The 18th Century Mission Dolores alongside the 20th Century Basilica


The interior of the Mission's chapel.


My visit to the Mission drove home the point that California had a long history separate and apart from the story of the rest of the United States.  The history I learned in school focused on the events of 1776 back east and hardly mentioned the massive colonization effort that the Catholic Church and Spain were undertaking on the West Coast.  To read the list of Spanish Missions in California is fascinating - so many of the Missions have grown into the major cities of modern California (Mission San Diego de Alcala, Mission Santa Cruz, and Mission Santa Barbara are but a few examples).  It's interesting  the way that history is viewed and taught through current prisms - the kids in California get a whole year of California specific history (like the kids in Texas also do).  They build sugar cube models of the various Missions while I was learning the geological history of the Great Lakes...

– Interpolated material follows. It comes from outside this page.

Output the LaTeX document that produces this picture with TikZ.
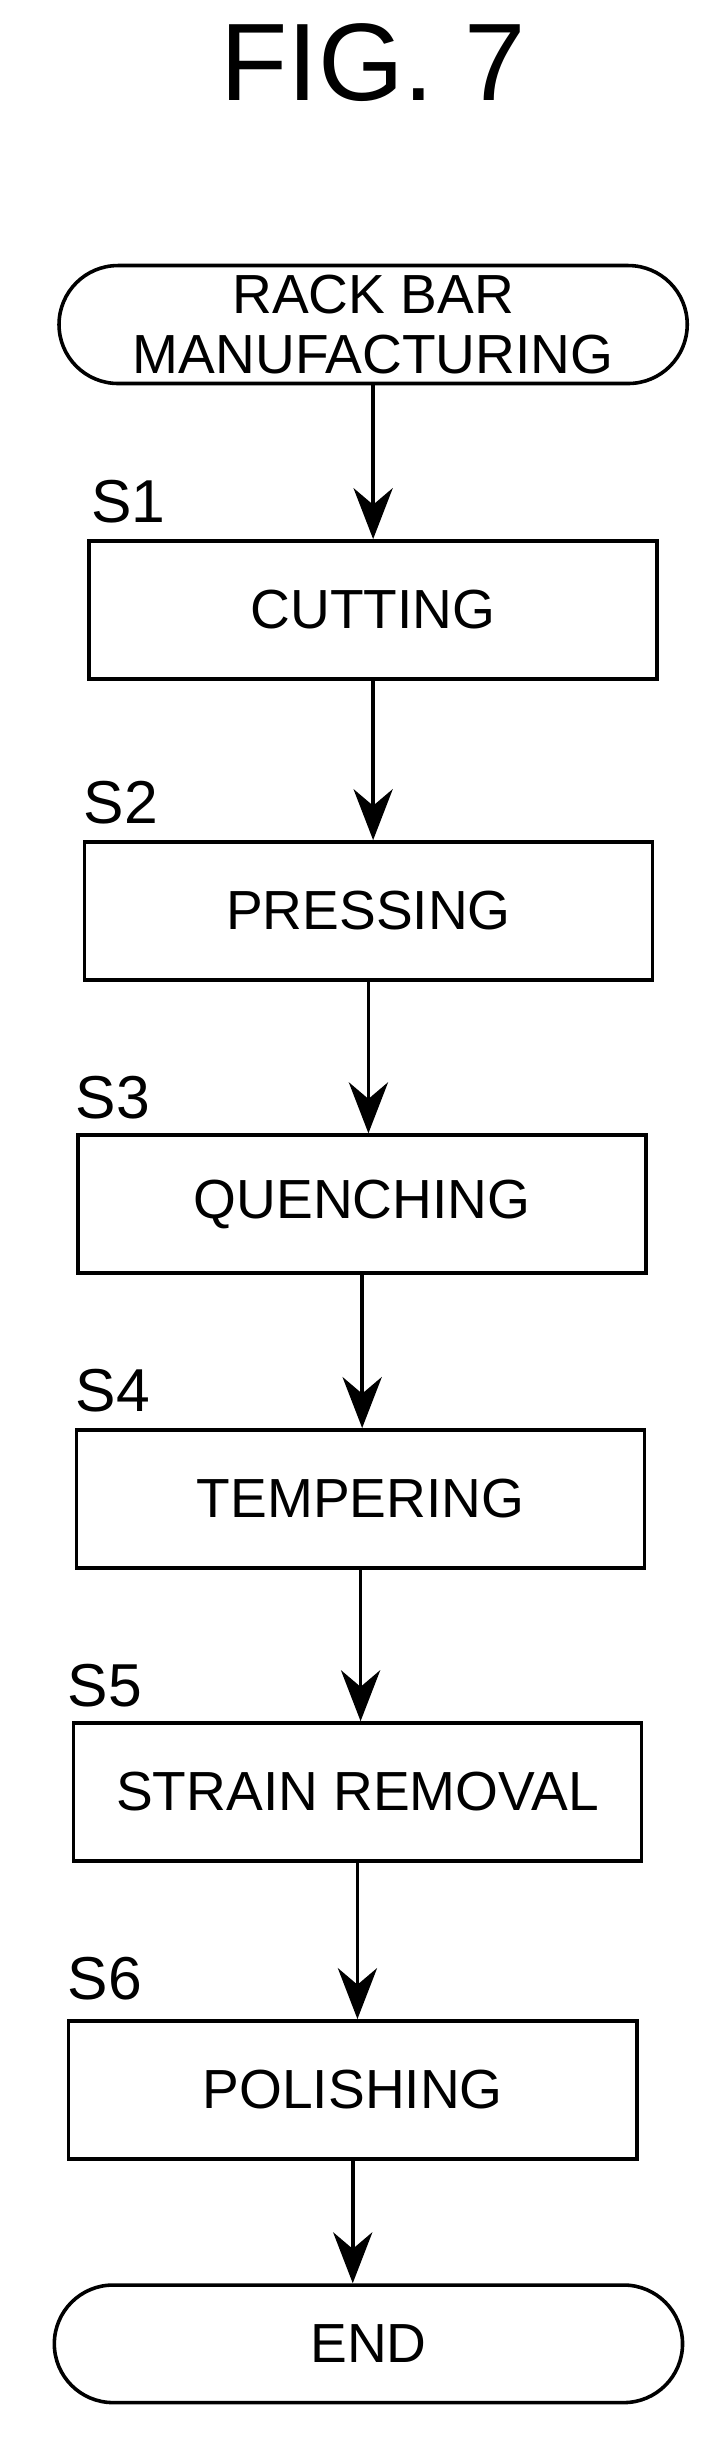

The weekend passed, as it so often does, in a flurry of shows - it's been quite nice, however, to not have to pack up the show on Sunday evenings.  To just do the show, wish everyone a "great day off" and walk out the stage door is refreshing!  We've all settled into the Golden Gate Theatre and are making ourselves at home.  Admittedly, it's a bit of a shabby home, but I'm happy to be staying for a while longer.  The Golden Gate opened as a vaudeville house in 1922 and later became a major motion picture theater (even boasting a Cinerama screen when that was something to boast about) before suffering a major decline in the 1970's.  The theater reopened as a legitimate venue in 1979 under the joint ownership of the Shorenstein Hayes Nederlander Group.  Today, it feels a bit neglected, much like the "Tenderloin" neighborhood that surrounds it. 

The Golden Gate Theater stands at the intersection of Taylor Street and Golden Gate Avenue just off of Market Street in the heart of Sketchy Town.


Sunday marked both Ken and Merle's birthdays, so a party was in order.  The Spamily celebrated at the Tonga Room with tropical drinks, dancing and frivolity after shot night.  A bunch of us hopped the Hyde Street Cable Car for the ride up the hill to the Fairmont Hotel.  From the moment we boarded the cable car, 'til the moment we left the Tonga Room, I was grinning.  I absolutely love a good tiki bar and the addition of the cable car only made things more fun!

All aboard for the tiki bar!
DVZ, Jame, Roy, Geoff, Ken, Karl & Francesca all caught a ride up the hill


Ken, Merle and Suzanne (Suzanne's birthday was the following Tuesday) share a birthday Lava Bowl


Gurr & Jeff in the tiki, tiki, tiki, tiki room


And with that, the second week of our engagement in San Francisco came to an end.  I've been enjoying my stay here and am excited about having a whole month still ahead of me in which to explore and ride cable cars!